By Joel Hanek and Adam Murphy, with spiritual guidance from Jim Cantiello
In spite of being one of the biggest acts in the world today, Coldplay continues to take flak for releasing songs that are, er, evocative of other songs. The band is being sued by guitar virtuoso Joe Satriani for alleged similarities between his song "If I Could Fly" and Coldplay's "Viva la Vida" — and Yusuf Islam (formerly known as Cat Stevens) is now saying that "Viva la Vida" sounds remarkably similar to his song "Foreigner Suite." (Note: In 2003, Islam and the Flaming Lips agreed to share royalties after similarities were noticed between their "Fight Test" and his "Father and Son.")
Whether you agree with those accusations, we thought it might be fun to make a lighthearted list of artists and individuals who could be suing Coldplay on general principle ...
1) U2. Ask any scientist — heck, anyone: If it weren't for U2, there would be no Coldplay. Exhibit A: Chris Martin's Bono posturing in the "Speed of Sound" video. Bono has been belting out plaintive falsetto croons since Martin was in short pants. If U2 really wanted to stick it to Coldplay, they'd simply go back in time and not make The Joshua Tree. However, that would leave Coldplay seeking inspiration in albums like U2's subpar Pop LP — a lose-lose situation!
2) Travis. Before Coldplay's "Yellow" came out, Fran Healy and the boys had the whiny emo-Brit-pop on lockdown. Sure, for most Americans Travis may have faded into relative obscurity after leaving only a trace of a couple scattered singles like "Why Does It Always Rain on Me?" and their campy/ironic cover of Britney's "... Baby One More Time," but that doesn't mean that they don't deserve their due.
3) Radiohead. When "Yellow" first came out, the Internet was abuzz with chatter about how Coldplay was Radiohead Jr., and Coldplay's X&Y was definitely an attempt to ride the Kid A highway ...
4) Brian Eno. As if paying constant homage to U2 weren't enough, they've teamed up with the man who produced some of the Irish quartet's greatest work (not to mention David Bowie, Talking Heads, etc.). Any music nerd worth his mettle will tell you that Eno's genius defies genre, space and time — and his hit streak has clearly continued with Coldplay.

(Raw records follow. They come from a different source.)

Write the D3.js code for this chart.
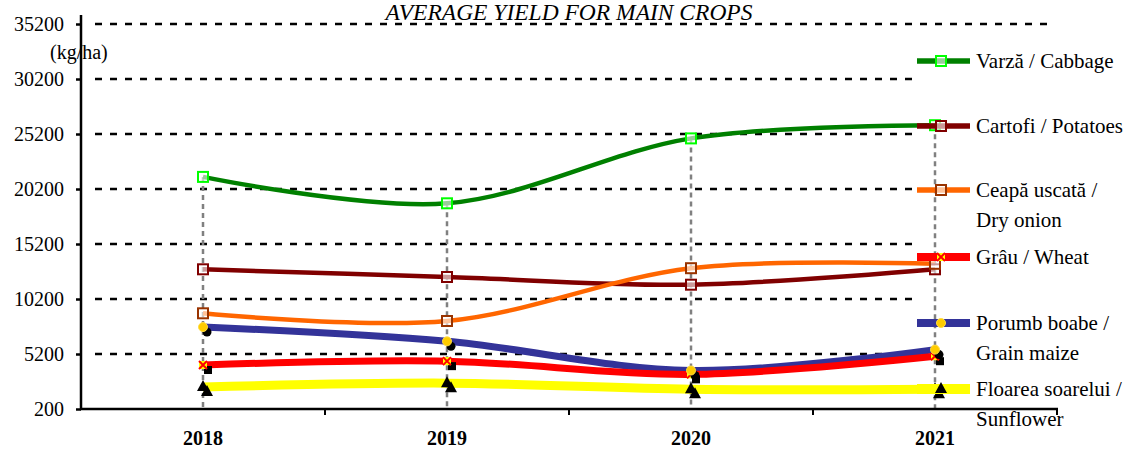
<!DOCTYPE html>
<html><head><meta charset="utf-8">
<script src="https://cdn.jsdelivr.net/npm/d3@7"></script>
<style>body{margin:0;background:#fff}svg{display:block}text{font-family:"Liberation Serif","Times New Roman",serif}</style>
</head><body><svg id="c" width="1126" height="450"></svg>
<script>
const years = ["2018","2019","2020","2021"];
const yTicks = [200,5200,10200,15200,20200,25200,30200,35200];
const cabbage   = [21300,18900,24800,26000];
const potatoes  = [12900,12200,11500,12900];
const onion     = [8900,8200,13000,13400];
const wheat     = [4200,4550,3350,5000];
const maize     = [7650,6350,3700,5600];
const sunflower = [2200,2550,2000,2000];
const names = ["Varză / Cabbage","Cartofi / Potatoes","Ceapă uscată / Dry onion","Grâu / Wheat","Porumb boabe / Grain maize","Floarea soarelui / Sunflower"];
const title = "AVERAGE YIELD FOR MAIN CROPS";
const unit = "(kg/ha)";

const FF = "Liberation Serif, Times New Roman, serif";
const series = [
  {name:names[0], values:cabbage,  color:"#008000", w:4.5, marker:"sq", mcolor:"#00ff00"},
  {name:names[1], values:potatoes, color:"#800000", w:4.5, marker:"sq", mcolor:"#800000"},
  {name:names[2], values:onion,    color:"#ff6600", w:4.5, marker:"sq", mcolor:"#993300"},
  {name:names[3], values:wheat,    color:"#ff0000", w:7,   marker:"x",  mcolor:"#ff0000"},
  {name:names[4], values:maize,    color:"#333399", w:7,   marker:"ci", mcolor:"#ffcc00"},
  {name:names[5], values:sunflower,color:"#ffff00", w:9,   marker:"tri",mcolor:"#000000"}
];

const svg = d3.select("#c");
const x = d3.scaleBand().domain(years).range([81,1057]);
const cx = d => x(d) + x.bandwidth()/2;
const y = d3.scaleLinear().domain([200,35200]).range([409,24]);

// gridlines (legend box hides them on the right, except the top one)
svg.append("g").selectAll("line").data(yTicks.slice(1)).join("line")
  .attr("x1",95).attr("x2",d=>d===35200?1055:913).attr("y1",d=>y(d)).attr("y2",d=>y(d))
  .attr("stroke","#000").attr("stroke-width",2.5).attr("stroke-dasharray","7,8");

// title
svg.append("text").attr("x",569).attr("y",20).attr("text-anchor","middle")
  .attr("font-family",FF).attr("font-style","italic").attr("font-size",23.5).text(title);

// drop lines
svg.append("g").selectAll("line").data(years).join("line")
  .attr("x1",cx).attr("x2",cx)
  .attr("y1",(d,i)=>y(d3.max(series,s=>s.values[i])))
  .attr("y2",409)
  .attr("stroke","#808080").attr("stroke-width",2.5).attr("stroke-dasharray","5,4");

// axes
const yAxis = svg.append("g").attr("transform","translate(81,0)")
  .call(d3.axisLeft(y).tickValues(yTicks).tickSize(5).tickPadding(12).tickFormat(d3.format("d")));
yAxis.select(".domain").remove();
yAxis.selectAll(".tick line").attr("stroke-width",2.5);
yAxis.selectAll(".tick text").attr("font-size",20).attr("font-family",FF).attr("fill","#000");
svg.append("line").attr("x1",81).attr("x2",81).attr("y1",15).attr("y2",410).attr("stroke","#000").attr("stroke-width",2.5);

const xAxis = svg.append("g").attr("transform","translate(0,409)")
  .call(d3.axisBottom(x).tickSize(0).tickPadding(22));
xAxis.select(".domain").remove();
xAxis.selectAll(".tick text").attr("font-size",20).attr("font-weight","bold").attr("font-family",FF).attr("fill","#000");
svg.append("line").attr("x1",80).attr("x2",1058).attr("y1",409).attr("y2",409).attr("stroke","#000").attr("stroke-width",2.5);
svg.append("g").selectAll("line").data(years.slice(1).concat(["end"])).join("line")
  .attr("x1",d=>d==="end"?1057:x(d)).attr("x2",d=>d==="end"?1057:x(d))
  .attr("y1",409).attr("y2",415).attr("stroke","#000").attr("stroke-width",2);

svg.append("text").attr("x",50).attr("y",59).attr("font-family",FF).attr("font-size",20).text(unit);

// lines
const line = d3.line().x((d,i)=>cx(years[i])).y(d=>y(d)).curve(d3.curveCardinal.tension(0));
const drawOrder = [0,1,2,4,3,5];
svg.append("g").selectAll("path").data(drawOrder.map(i=>series[i])).join("path")
  .attr("d",s=>line(s.values)).attr("fill","none")
  .attr("stroke",s=>s.color).attr("stroke-width",s=>s.w).attr("stroke-linecap","butt");

function marker(g, s, px, py, shadow){
  if(s.marker==="sq"){
    g.append("rect").attr("x",px-5).attr("y",py-5).attr("width",10).attr("height",10)
      .attr("fill","#fff").attr("fill-opacity",0.6).attr("stroke",s.mcolor).attr("stroke-width",2);
  } else if(s.marker==="x"){
    if(shadow) g.append("rect").attr("x",px+1).attr("y",py+1).attr("width",8).attr("height",8).attr("fill","#000");
    g.append("rect").attr("x",px-4).attr("y",py-4).attr("width",8).attr("height",8).attr("fill","#ffff00");
    g.append("path").attr("d",`M${px-4},${py-4}L${px+4},${py+4}M${px+4},${py-4}L${px-4},${py+4}`)
      .attr("stroke","#ff0000").attr("stroke-width",2);
  } else if(s.marker==="ci"){
    if(shadow) g.append("circle").attr("cx",px+4).attr("cy",py+5).attr("r",4.5).attr("fill","#000");
    g.append("circle").attr("cx",px).attr("cy",py).attr("r",4.5).attr("fill","#ffcc00").attr("stroke","#ffdd44").attr("stroke-width",1);
  } else {
    const tri = (a,b)=>`M${a},${b-7}L${a+6},${b+4}L${a-6},${b+4}Z`;
    if(shadow) g.append("path").attr("d",tri(px+4,py+5)).attr("fill","#000");
    g.append("path").attr("d",tri(px,py)).attr("fill","#000");
  }
}

const mg = svg.append("g");
series.forEach(s=>{
  s.values.forEach((v,i)=>marker(mg,s,cx(years[i]),y(v),true));
});

// legend
const legY = [61,126,190,257,323,389];
const lg = svg.append("g");
series.forEach((s,k)=>{
  const ly = legY[k];
  lg.append("line").attr("x1",917).attr("x2",970).attr("y1",ly).attr("y2",ly)
    .attr("stroke",s.color).attr("stroke-width",s.w+1);
  marker(lg,s,941,ly,false);
  const parts = s.name.split(" / ");
  const t = lg.append("text").attr("x",976).attr("y",ly+7).attr("font-family",FF).attr("font-size",21);
  if(k===0||k===1||k===3){ t.text(s.name); }
  else {
    t.append("tspan").attr("x",976).text(parts[0]+" /");
    t.append("tspan").attr("x",976).attr("dy",30).text(parts[1]);
  }
});
</script></body></html>
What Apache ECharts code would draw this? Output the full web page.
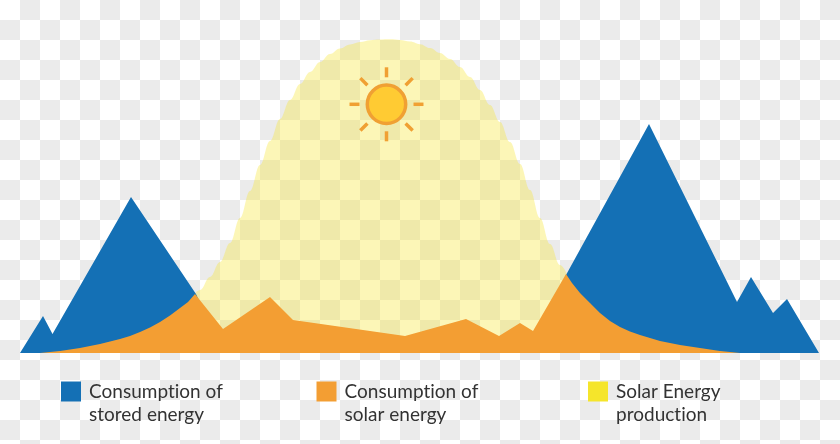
<!DOCTYPE html>
<html><head><meta charset="utf-8">
<style>
html,body{margin:0;padding:0;width:840px;height:444px;overflow:hidden}
body{background-color:#fff;background-image:conic-gradient(#ebebeb 25%,#fff 0 50%,#ebebeb 0 75%,#fff 0);background-size:40px 40px}
#c{width:840px;height:444px}
</style>
<script src="https://cdn.jsdelivr.net/npm/echarts@6/dist/echarts.min.js"></script>
</head><body><div id="c"></div>
<script>
const seriesNames = ['Consumption of\nstored energy','Consumption of\nsolar energy','Solar Energy\nproduction'];
const storedEnergy = [[20,0],[43,37],[52.5,19],[131,156],[196,59],[224,0],[540,0],[566,78],[649,229],[737,51],[751,76],[773,40],[787,54],[819,0]];
const solarConsumption = [[40,0],[50,1],[60,2],[70,3.5],[80,5],[90,7],[100,9],[110,11.5],[120,14],[130,17],[140,21],[150,25.5],[160,31],[170,37.5],[180,45],[188,51],[195,59],[223,24],[270,56],[293,33],[405,17],[466,34],[499,17],[520,30],[533,22],[566,79],[572,70],[580,60],[590,50],[600,40],[610,32],[620,26],[630,21.5],[640,18],[650,15],[660,12],[670,10],[680,8],[700,5],[720,2],[740,0]];
const solarProduction = [[190,53],[200,63],[210,76],[220,91],[230,110],[240,135],[250,162],[260,188],[270,212],[280,234],[290,253],[300,269],[310,281],[320,291],[330,299],[340,304.5],[350,308.5],[360,311],[370,312.8],[380,313.5],[390,313.7],[400,313],[410,311.5],[420,308.8],[430,305],[440,300],[450,294],[460,286],[470,276],[480,263],[490,248],[500,231],[510,211],[520,189],[530,163],[540,135],[550,109],[560,88],[570,72]];
const sunPosition = [[386.5,248.7]];
const colors = {stored:'#1470b5',solar:'#f39e33',prod:'#f5e52b'};

// Keep the letters of "ti" apart, as in the reference, by turning off canvas ligatures.
const nativeGetContext = HTMLCanvasElement.prototype.getContext;
HTMLCanvasElement.prototype.getContext = function(type,opts){
  const ctx = nativeGetContext.call(this,type,opts);
  if(type==='2d' && ctx && 'letterSpacing' in ctx){ ctx.letterSpacing='0.01px'; }
  return ctx;
};

function areaSeries(name,data,color,opacity,smooth){
  return {type:'line',name,data,smooth,smoothMonotone:'x',showSymbol:false,symbol:'none',silent:true,
    lineStyle:{width:0},itemStyle:{color},areaStyle:{color,opacity},animation:false};
}
function legendAt(left,name,color){
  return {left,top:357,orient:'horizontal',padding:0,itemWidth:20,itemHeight:20,itemGap:0,icon:'rect',selectedMode:false,
    formatter:n=>'\n'+n,
    data:[{name,icon:'rect',itemStyle:{color,opacity:1}}],
    textStyle:{fontFamily:'Lato',fontSize:19,color:'#333',lineHeight:23,padding:[0,0,0,3]}};
}
function renderSun(params,api){
  const p = api.coord([api.value(0),api.value(1)]);
  const rays=[];
  for(let i=0;i<8;i++){
    const a=i*Math.PI/4, c=Math.cos(a), s=Math.sin(a);
    rays.push({type:'line',shape:{x1:p[0]+c*27,y1:p[1]+s*27,x2:p[0]+c*37,y2:p[1]+s*37},style:{stroke:'#f0a033',lineWidth:3.5}});
  }
  return {type:'group',children:[...rays,{type:'circle',shape:{cx:p[0],cy:p[1],r:19.2},style:{fill:'#ffcb33',stroke:'#f0a033',lineWidth:3.5}}]};
}
const chart = echarts.init(document.getElementById('c'),null,{renderer:'canvas'});
chart.setOption({
  backgroundColor:'transparent',animation:false,
  grid:{left:0,right:0,top:0,height:353},
  xAxis:{type:'value',min:0,max:840,show:false},
  yAxis:{type:'value',min:0,max:353,show:false},
  legend:[legendAt(61,seriesNames[0],colors.stored),legendAt(316.5,seriesNames[1],colors.solar),legendAt(588,seriesNames[2],colors.prod)],
  series:[
    areaSeries(seriesNames[2],solarProduction,colors.prod,0.34,0.4),
    {type:'custom',name:'sun',z:5,coordinateSystem:'cartesian2d',data:sunPosition,renderItem:renderSun,silent:true,animation:false},
    areaSeries(seriesNames[0],storedEnergy,colors.stored,1,false),
    areaSeries(seriesNames[1],solarConsumption,colors.solar,1,false)
  ]
});
</script></body></html>
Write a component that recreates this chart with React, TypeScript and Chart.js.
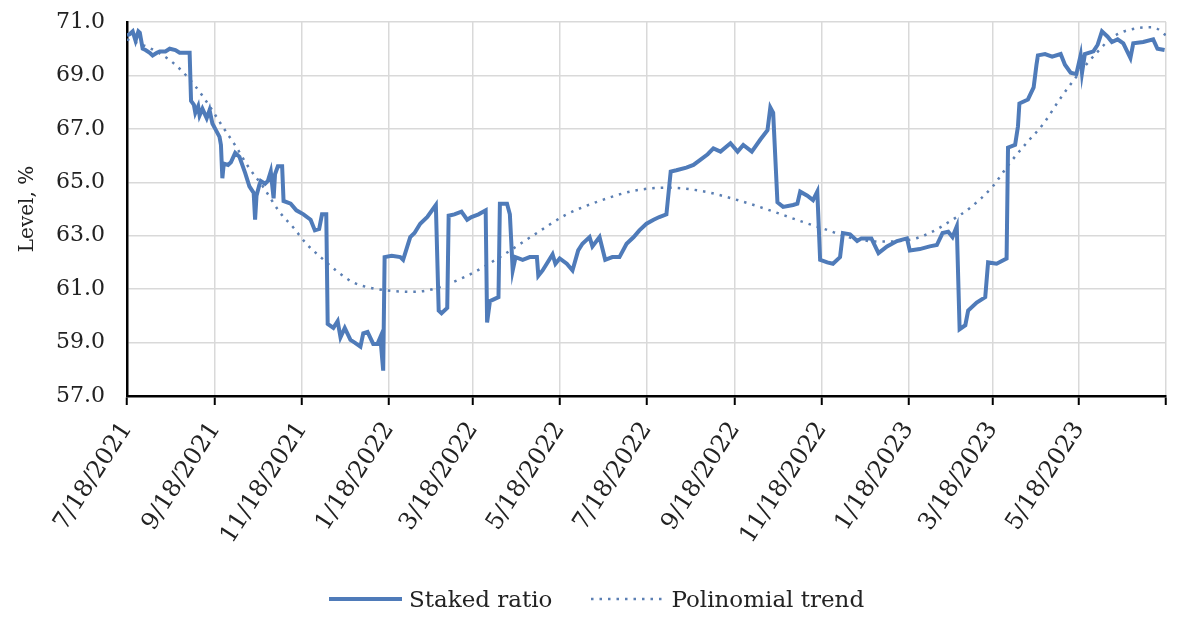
import { useEffect, useRef } from "react"
import Chart from "chart.js/auto"

// days since 7/18/2021 and staked ratio (%)
const stakedDays = [
  0, 2, 4, 6, 8, 9, 11, 13, 16, 18,
  21, 23, 27, 30, 34, 37, 41, 44, 45, 47,
  48, 50, 51, 53, 56, 58, 60, 62, 65, 66,
  67, 68, 71, 73, 76, 79, 83, 86, 89, 90,
  91, 93, 94, 97, 99, 101, 103, 104, 106, 109,
  110, 115, 119, 124, 129, 132, 135, 137, 140, 141,
  145, 148, 150, 153, 157, 160, 164, 166, 169, 173,
  176, 178, 180, 181, 186, 192, 194, 199, 202, 206,
  211, 215, 217, 219, 221, 225, 226, 230, 235, 239,
  242, 247, 252, 253, 255, 261, 262, 267, 269, 271,
  273, 278, 283, 288, 289, 292, 299, 301, 304, 309,
  313, 317, 320, 325, 327, 332, 336, 341, 346, 351,
  356, 360, 365, 370, 374, 379, 382, 386, 393, 398,
  403, 408, 412, 417, 424, 429, 433, 439, 445, 450,
  452, 454, 457, 461, 468, 471, 473, 478, 482, 485,
  487, 492, 496, 501, 503, 508, 513, 516, 523, 528,
  534, 541, 548, 550, 557, 564, 569, 573, 577, 580,
  583, 585, 589, 591, 597, 603, 605, 611, 618, 619,
  624, 626, 627, 633, 637, 639, 640, 645, 650, 656,
  659, 663, 667, 670, 671, 673, 679, 682, 685, 689,
  692, 696, 700, 705, 707, 714, 721, 724, 729,
]

const stakedValues = [
  70.5, 70.55, 70.65, 70.3, 70.65, 70.6, 70.0, 69.95, 69.85, 69.75,
  69.85, 69.9, 69.9, 70.0, 69.95, 69.85, 69.85, 69.85, 68.05, 67.9,
  67.6, 67.85, 67.5, 67.75, 67.4, 67.7, 67.2, 67.0, 66.7, 66.4,
  65.15, 65.7, 65.65, 65.75, 66.1, 65.95, 65.35, 64.85, 64.6, 63.6,
  64.5, 64.9, 65.05, 64.95, 65.05, 65.4, 64.4, 65.3, 65.6, 65.6,
  64.3, 64.2, 63.95, 63.8, 63.6, 63.2, 63.25, 63.8, 63.8, 59.7,
  59.55, 59.8, 59.2, 59.55, 59.1, 59.0, 58.85, 59.35, 59.4, 58.95,
  58.95, 59.2, 57.95, 62.2, 62.25, 62.2, 62.1, 62.95, 63.1, 63.45,
  63.7, 64.0, 64.15, 60.2, 60.1, 60.3, 63.75, 63.8, 63.9, 63.6,
  63.7, 63.8, 63.95, 59.75, 60.55, 60.7, 64.2, 64.2, 63.8, 61.7,
  62.2, 62.1, 62.2, 62.2, 61.5, 61.7, 62.3, 61.95, 62.15, 61.95,
  61.7, 62.45, 62.7, 62.95, 62.6, 62.95, 62.1, 62.2, 62.2, 62.7,
  62.95, 63.2, 63.45, 63.6, 63.7, 63.8, 65.4, 65.45, 65.55, 65.65,
  65.85, 66.05, 66.27, 66.15, 66.46, 66.15, 66.4, 66.15, 66.6, 66.95,
  67.8, 67.6, 64.25, 64.08, 64.15, 64.2, 64.65, 64.5, 64.33, 64.65,
  62.1, 62.0, 61.95, 62.2, 63.1, 63.05, 62.8, 62.9, 62.9, 62.35,
  62.6, 62.8, 62.9, 62.45, 62.5, 62.6, 62.65, 63.1, 63.15, 62.95,
  63.35, 59.5, 59.65, 60.2, 60.5, 60.7, 62.0, 61.95, 62.15, 66.3,
  66.4, 67.1, 67.95, 68.1, 68.55, 69.4, 69.75, 69.8, 69.7, 69.8,
  69.4, 69.1, 69.05, 69.75, 69.1, 69.8, 69.9, 70.15, 70.65, 70.45,
  70.25, 70.35, 70.2, 69.65, 70.2, 70.25, 70.35, 70.0, 69.95,
]

// polynomial trend
const trendDays = [
  0, 15, 28, 37, 48, 58, 67, 77, 85, 96,
  107, 117, 126, 136, 148, 159, 171, 183, 201, 215,
  239, 262, 285, 309, 332, 356, 379, 403, 426, 450,
  473, 490, 510, 529, 550, 564, 580, 592, 608, 620,
  632, 644, 655, 667, 681, 693, 710, 721, 730,
]

const trendValues = [
  70.35, 70.05, 69.65, 69.25, 68.6, 67.85, 67.1, 66.3, 65.6, 64.8,
  63.9, 63.3, 62.7, 62.2, 61.65, 61.25, 61.05, 60.95, 60.9, 61.0,
  61.5, 62.2, 63.0, 63.8, 64.3, 64.68, 64.8, 64.68, 64.38, 63.98,
  63.55, 63.25, 62.9, 62.78, 62.85, 63.1, 63.6, 64.03, 64.83, 65.7,
  66.47, 67.2, 68.08, 68.95, 69.83, 70.45, 70.77, 70.8, 70.5,
]

const tickDays = [0, 62, 123, 184, 243, 304, 365, 427, 488, 549, 608, 669, 730]
const tickLabels = [
  "7/18/2021", "9/18/2021", "11/18/2021", "1/18/2022", "3/18/2022", "5/18/2022",
  "7/18/2022", "9/18/2022", "11/18/2022", "1/18/2023", "3/18/2023", "5/18/2023", "",
]

const FONT = "'DejaVu Serif', serif"
const TEXT = "#222222"
const GRID = "#d9d9d9"
const LINE = "#4f7bb9"
const TREND = "#5b7fb3"

export default function App() {
  const canvasRef = useRef<HTMLCanvasElement | null>(null)

  useEffect(() => {
    if (!canvasRef.current) return

    const chart = new Chart(canvasRef.current, {
      type: "line",
      data: {
        datasets: [
          {
            label: "Staked ratio",
            data: stakedDays.map((d, i) => ({ x: d, y: stakedValues[i] })),
            borderColor: LINE,
            borderWidth: 4,
            pointRadius: 0,
            tension: 0,
          },
          {
            label: "Polinomial trend",
            data: trendDays.map((d, i) => ({ x: d, y: trendValues[i] })),
            borderColor: TREND,
            borderWidth: 2.5,
            borderDash: [2.5, 6],
            pointRadius: 0,
            cubicInterpolationMode: "monotone",
          },
        ],
      },
      options: {
        animation: false,
        responsive: true,
        maintainAspectRatio: false,
        layout: { padding: { top: 22, right: 34, left: 0, bottom: 0 } },
        plugins: {
          tooltip: { enabled: false },
          legend: { display: false },
        },
        scales: {
          x: {
            type: "linear",
            min: 0,
            max: 730,
            afterFit: (s: any) => {
              s.height = 233
              s.paddingLeft = 0
              s.paddingRight = 0
            },
            afterBuildTicks: (s: any) => {
              s.ticks = tickDays.map((v) => ({ value: v }))
            },
            ticks: {
              autoSkip: false,
              minRotation: 57,
              maxRotation: 57,
              padding: 12,
              color: TEXT,
              font: { family: FONT, size: 24 },
              callback: (v: any) => {
                const i = tickDays.indexOf(Number(v))
                return i >= 0 ? tickLabels[i] : ""
              },
            },
            grid: {
              color: GRID,
              lineWidth: 1.5,
              tickColor: "#000",
              tickLength: 9,
              tickWidth: 2,
            },
            border: { color: "#000", width: 2.5 },
          },
          y: {
            min: 57,
            max: 71,
            afterFit: (s: any) => {
              s.width = 127
              s.paddingTop = 0
              s.paddingBottom = 0
            },
            ticks: {
              stepSize: 2,
              padding: 22,
              color: TEXT,
              font: { family: FONT, size: 22 },
              callback: (v: any) => Number(v).toFixed(1),
            },
            title: {
              display: true,
              text: "Level, %",
              color: TEXT,
              font: { family: FONT, size: 20 },
              padding: { top: 16, bottom: 0 },
            },
            grid: { color: GRID, lineWidth: 1.5, drawTicks: false },
            border: { color: "#000", width: 2.5 },
          },
        },
      },
    })

    return () => chart.destroy()
  }, [])

  const legendText = { fontFamily: FONT, fontSize: 23, color: TEXT, lineHeight: "28px" }

  return (
    <div style={{ position: "fixed", left: 0, top: 0, width: 1200, height: 629, background: "#fff" }}>
      <canvas ref={canvasRef} />
      <div
        style={{
          position: "absolute",
          left: 329,
          top: 585,
          height: 28,
          display: "flex",
          alignItems: "center",
          whiteSpace: "nowrap",
        }}
      >
        <svg width={73} height={8} style={{ marginRight: 7 }}>
          <line x1={0} y1={4} x2={73} y2={4} stroke={LINE} strokeWidth={4} />
        </svg>
        <span style={legendText}>Staked ratio</span>
        <svg width={73} height={8} style={{ marginLeft: 39, marginRight: 7 }}>
          <line x1={0} y1={4} x2={73} y2={4} stroke={TREND} strokeWidth={2.5} strokeDasharray="2.5 6" />
        </svg>
        <span style={legendText}>Polinomial trend</span>
      </div>
    </div>
  )
}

5) French Revolutionaries. The sans-cullotes should rise from their graves and sue the pantaloons right off these guys! Who are they to prance around onstage, clad in pseudo-revolutionary clothes, making a mockery of the brave Frenchmen who so nobly fought for a new democracy for their nation? I suggest that the millions of outraged music lovers storm Chris Martin's place like the Bastille. Forget "Viva la Vida" — vive la France!